With Championship Manager 2010 however, things have changed - whereas previous installments of the series would feature just crowd noises and referee whistles, a soundtrack now accompanies the tactics screen during a game and the various statistics and news screens. It isn't much, but it is a considerable improvement on previous versions!.
The star of the new Championship Manager isn't a secret player in a remote Norwegian football team, but the match engine! Previous engines have been little more than statistical info dumps accompanied by a standard and eventually repetitive set of statements that form a minute-by-minute match commentary. This has largely been done away with – vital tactical and performance information is now communicated by the Assistant Managers notes, while the in-game commentary is now replaced with labelled players attempting to carry out your instructions on the pitch.
It is of course in the match engine where the graphics come into play - as with sound, graphics had previously been restricted to endless screens of player skills with the occasional player photo accompanying the profile. The traditional text update match engine had no graphical aspect of any interest which is why the new 3D engine is both significant and revolutionary.

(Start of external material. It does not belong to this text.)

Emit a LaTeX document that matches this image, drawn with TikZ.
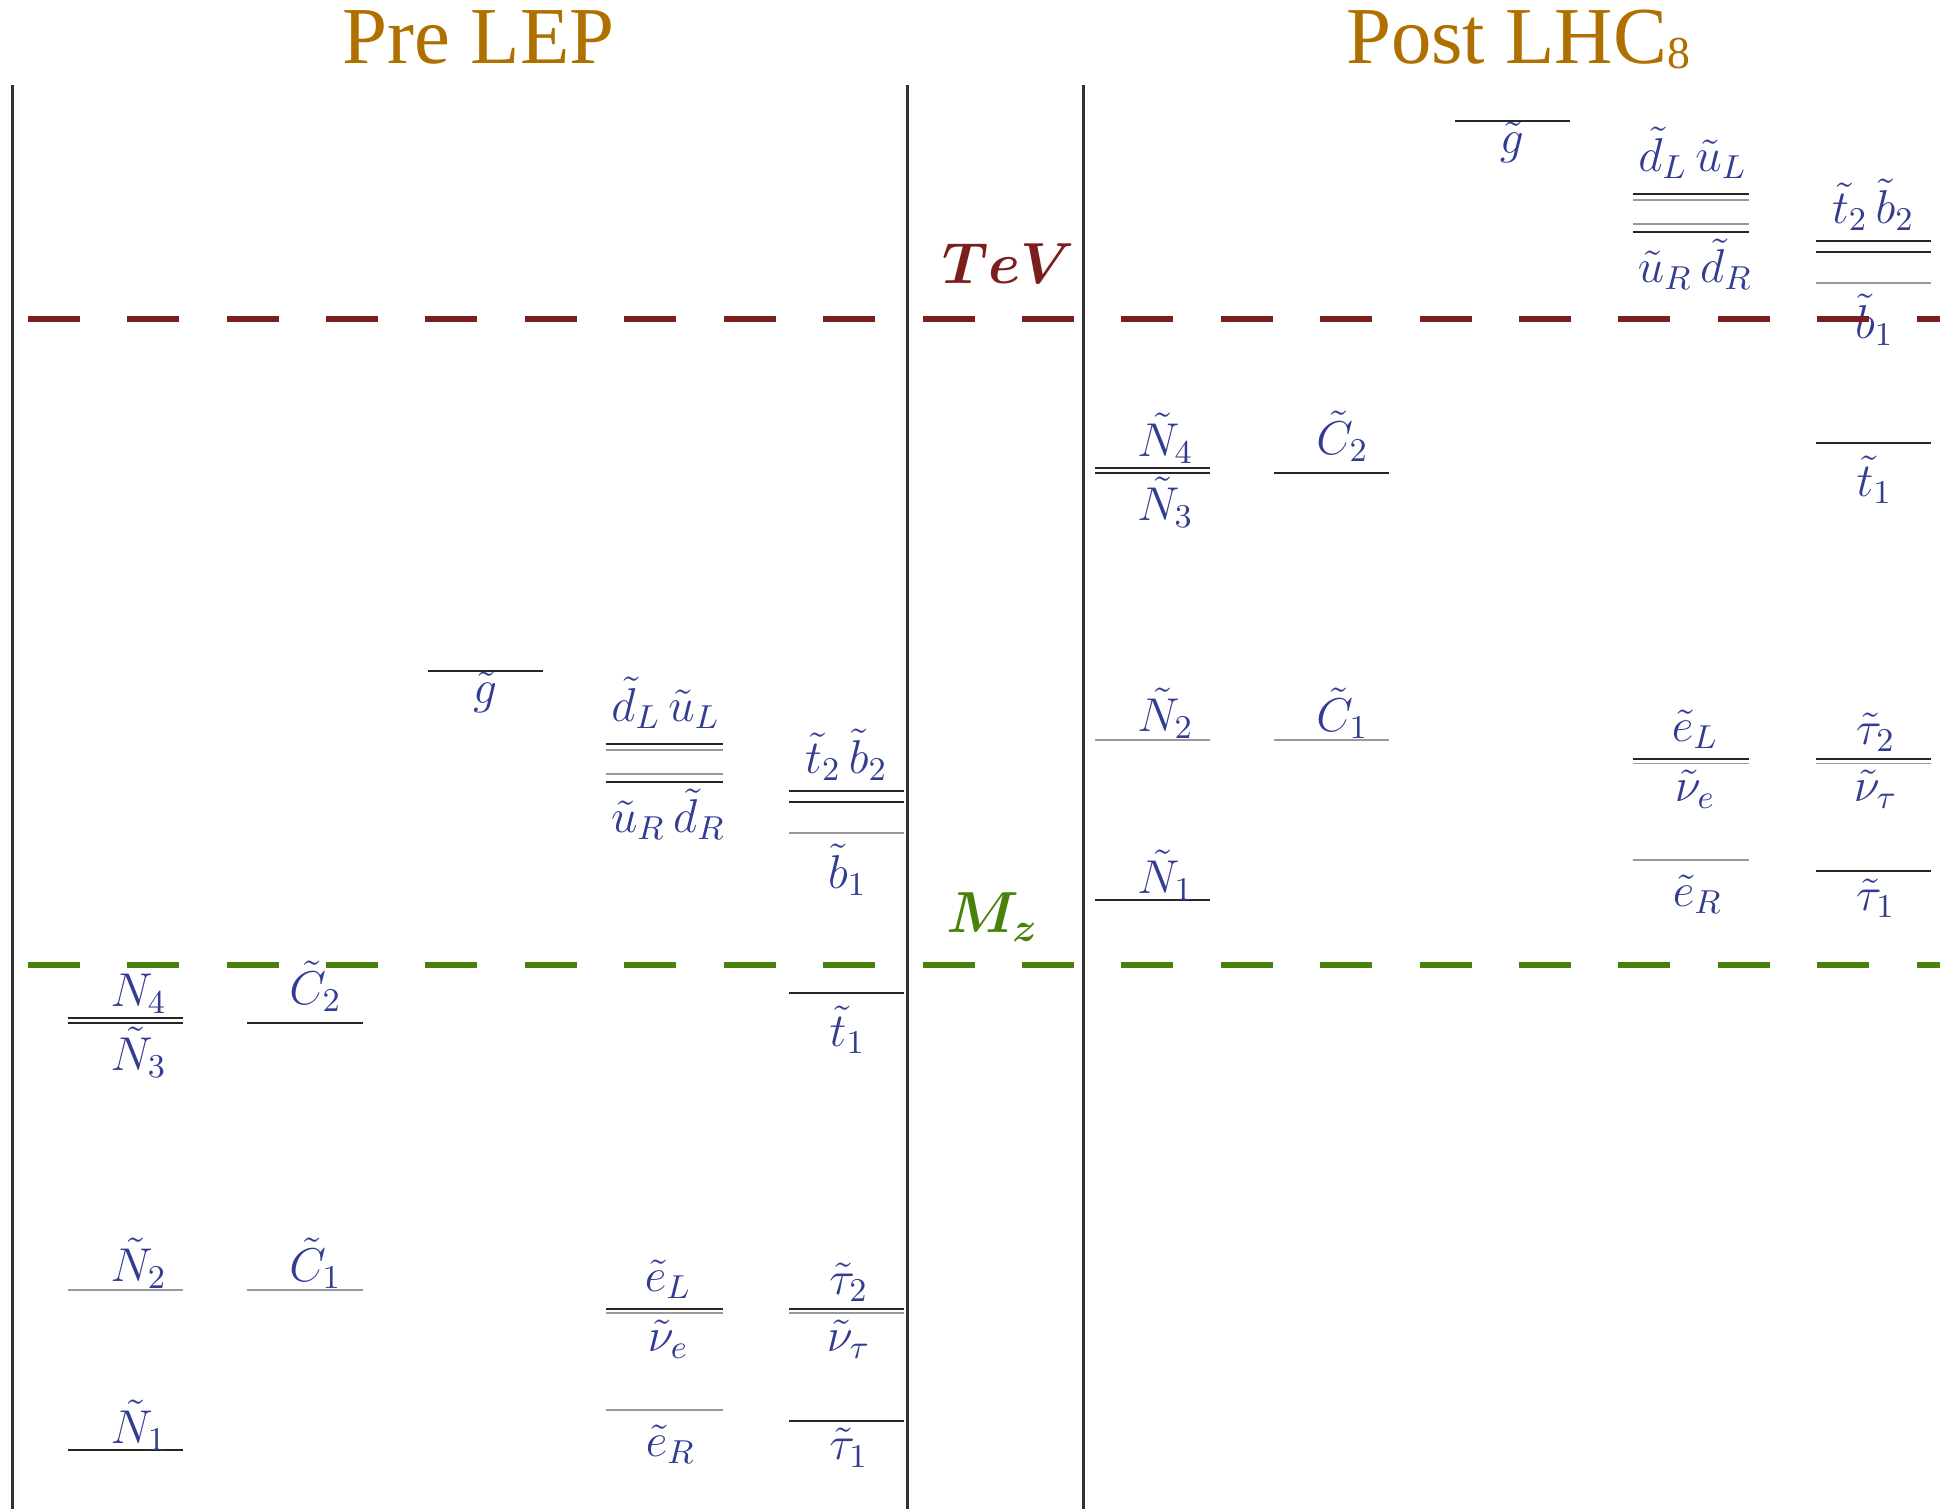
\RequirePackage{fix-cm}
\documentclass[tikz,border=0pt]{standalone}
\usepackage{amsmath}
\usepackage{fontspec}
\newfontfamily\titlefont{Liberation Serif}
\usepackage{tikz}
\usetikzlibrary{positioning}
\definecolor{titlecol}{RGB}{176,112,0}
\definecolor{tevcol}{RGB}{125,30,30}
\definecolor{mzcol}{RGB}{72,130,10}
\definecolor{sparticle}{RGB}{50,60,145}
\tikzset{
  hdr/.style       = {anchor=base, text=titlecol, inner sep=0pt,
                      font=\titlefont\fontsize{23}{26}\selectfont},
  scalelbl/.style  = {anchor=base, inner sep=0pt, font=\fontsize{16.5}{19}\selectfont\boldmath},
  splbl/.style     = {anchor=base, inner sep=0pt, text=sparticle,
                      font=\fontsize{13.5}{15}\selectfont},
  lvl/.style       = {draw=black!85, line width=0.6pt},
  lvlg/.style      = {draw=black!40, line width=0.5pt},
  panel/.style     = {draw=black!80, line width=0.85pt},
  scaleline/.style = {line width=1.8pt, dash pattern=on 5.2mm off 4.74mm},
}

\begin{document}
\begin{tikzpicture}[x=0.12372mm, y=-0.12372mm]
  \useasboundingbox (0,0) rectangle (1568,1220);
  % headings
  \node[hdr] (pre)  at (387,51)  {Pre LEP};
  \node[hdr] (post) at (1227,51) {Post LHC\raisebox{-1.4pt}{\fontsize{13}{13}\selectfont 8}};
  % panel rules
  \foreach \px in {10.5,733.5,875.5}
    \draw[panel] (\px,68.7) -- (\px,1220);
  % the two spectra (Post LHC8 = Pre LEP moved up)
  \foreach \sx/\sy/\p in {0/0/a, 830/-444.5/b}{
    \begin{scope}[shift={(\sx,\sy)}]
      % gluino
      \draw[lvl] (346,542) -- (439,542);
      \node[splbl] (gl\p) at (392,568.5) {$\tilde g$};
      % squarks
      \draw[lvl]  (490,601.6) -- (584,601.6);
      \draw[lvlg] (490,606.2) -- (584,606.2);
      \draw[lvlg] (490,625.6) -- (584,625.6);
      \draw[lvl]  (490,632.3) -- (584,632.3);
      \node[splbl] (sqL\p) at (538,583) {$\tilde d_L\,\tilde u_L$};
      \node[splbl] (sqR\p) at (540,673) {$\tilde u_R\,\tilde d_R$};
      % third generation
      \draw[lvl]  (638,639.1) -- (731,639.1);
      \draw[lvl]  (638,648)   -- (731,648);
      \draw[lvlg] (638,673)   -- (731,673);
      \node[splbl] (tb\p) at (684,625) {$\tilde t_2\,\tilde b_2$};
      \node[splbl] (bo\p) at (685,718) {$\tilde b_1$};
      \draw[lvl] (638,802.9) -- (731,802.9);
      \node[splbl] (to\p) at (685,846) {$\tilde t_1$};
      % neutralinos, charginos
      \draw[lvl] (55,822.5) -- (148,822.5);
      \draw[lvl] (55,826.6) -- (148,826.6);
      \node[splbl] (N4\p) at (112,813.7) {$\tilde N_4$};
      \node[splbl] (N3\p) at (112,865) {$\tilde N_3$};
      \draw[lvl] (200,826.6) -- (293,826.6);
      \node[splbl] (C2\p) at (255,812) {$\tilde C_2$};
      \draw[lvlg] (55,1042.7) -- (148,1042.7);
      \draw[lvlg] (200,1042.7) -- (293,1042.7);
      \node[splbl] (N2\p) at (112,1036) {$\tilde N_2$};
      \node[splbl] (C1\p) at (255,1036) {$\tilde C_1$};
      \draw[lvl] (55,1172) -- (148,1172);
      \node[splbl] (N1\p) at (112,1166.6) {$\tilde N_1$};
      % sleptons
      \draw[lvl]  (490,1057.8) -- (584,1057.8);
      \draw[lvlg] (490,1061.5) -- (584,1061.5);
      \node[splbl] (eL\p) at (540,1044) {$\tilde e_L$};
      \node[splbl] (ve\p) at (540,1092.5) {$\tilde \nu_e$};
      \draw[lvl]  (638,1057.8) -- (731,1057.8);
      \draw[lvlg] (638,1061.5) -- (731,1061.5);
      \node[splbl] (ta2\p) at (686,1046) {$\tilde \tau_2$};
      \node[splbl] (vt\p) at (686,1092) {$\tilde \nu_\tau$};
      \draw[lvlg] (490,1139.7) -- (584,1139.7);
      \node[splbl] (eR\p) at (542,1177) {$\tilde e_R$};
      \draw[lvl] (638,1148.3) -- (731,1148.3);
      \node[splbl] (ta1\p) at (686,1180) {$\tilde \tau_1$};
    \end{scope}
  }
  % mass scales
  \draw[scaleline, tevcol] (22.5,258) -- (1568,258);
  \draw[scaleline, mzcol]  (22.5,780) -- (1568,780);
  \node[scalelbl, text=tevcol] (tev) at (815,229) {$TeV$};
  \node[scalelbl, text=mzcol]  (mz)  at (802,754) {$M_z$};
\end{tikzpicture}
\end{document}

Over 500 individual player animations are used in the football match engine, which also affords the manager seven different camera angles. With the added ability to rewatch matches and replays, these new visual options add a vital dimension to the game, allowing for closer monitoring of player performance as well as more effective opposition scouting.
More Championship Manager 2010 Screenshots
Total Football Management
Championship Manager 2010 brings all of the elements you would expect from a real life soccer management job to your desktop. Elements that particularly impress are the set-piece editor (in which free kicks can be designed and tried out), the scouting screen (which allows investment to be allocated to different countries in order to turn up useful players), and the news and media screen (an impressive wealth of information from leagues and competitions throughout the in game world).
Coupled with the remarkable level of control that the match engine brings - individual player orders, general team orders and changes in formation - these impressive new elements (as well as the traditional player statistics, transfers and contract wrangling) come together to form a totally immersive football management experience.
As a confirmed Football Manager fanatic, this is a very difficult thing to admit: Championship Manager 2010 has vanquished the opposition, and is truly back on form.